As seen on the station design dated from 1876: "the warehouses weren't directly adjacent to the logistics office. These three stand-alone buildings were a part of a U-shaped complex with its arms drawn open, away from the base. Both these buildings were identical in size and construction. They were 143 metres long and 12 metres wide, each one was an elongated, one-story rectangle, built with red brick, and of little architectural detail. To ensure efficient carriage flow between the buildings, a transfer carriage was installed. It enabled moving empty carriages from the incoming goods warehouse to the outgoing goods warehouse.

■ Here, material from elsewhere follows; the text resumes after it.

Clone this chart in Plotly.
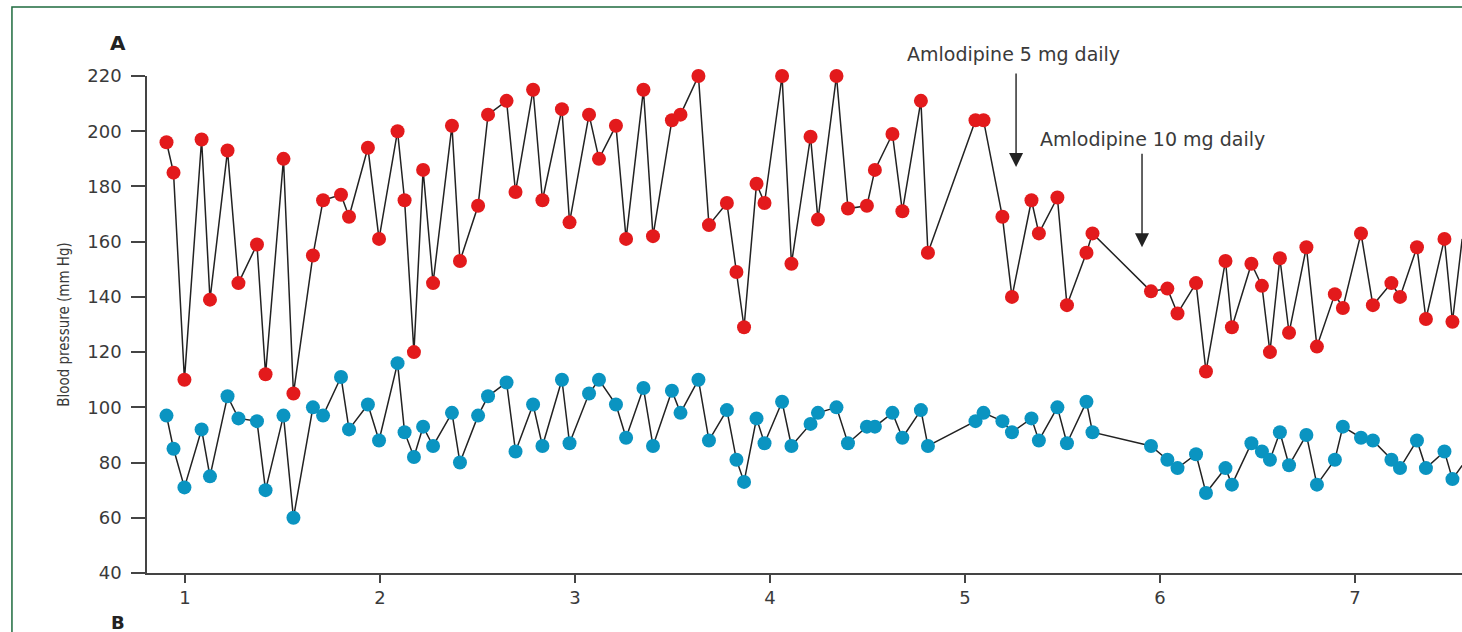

"The warehouse had double rectangular windows. The facade is symmetrical and multi-axis. It's covered by a pitched roof with an overhang over the loading docks. The roof was usually covered with roofing felt - known and used since about 1850, called the asphalt board. The warehouses were divided into three parts by brick walls with sliding doors (as a means of fire safety). At both ends of the warehouse, offices for the wagon staff were situated. In the south, on the axis of the northern warehouse, a square lavatory was built." (E. Leszczyńska, "Zabudowa Stacji Towarowej Kolei Warszawsko-Wiedeńskiej oraz Tymczasowy Dworzec Główny - rys historyczny", Warszawa, str. 2).

Nowadays the building has been renovated and plastered. From 1900 to 1903 another warehouse was built onto its axis, same in size and construction. The station design from 1903 shows a slight distance between them. Back then they weren't connected to each other, they were separate warehouses. Today they're one, connected string of buildings. The first one holds a small exposition room of the Railway Museum, offices, the Mirrors Hall (in the 50s and 60s the station's restaurant), and workshops. The second, more recent of the former warehouse buildings from 1903 holds the Museum's boiler house and other facilities that belong to PKP (Polish State Railways).

The west side of the warehouse had served in the post-war period as a waiting room; in 1999 it was deconstructed. Similar red-brick warehouses with wooden roofs were also present at stations in Żyrardów, Skierniewice, and Częstochowa.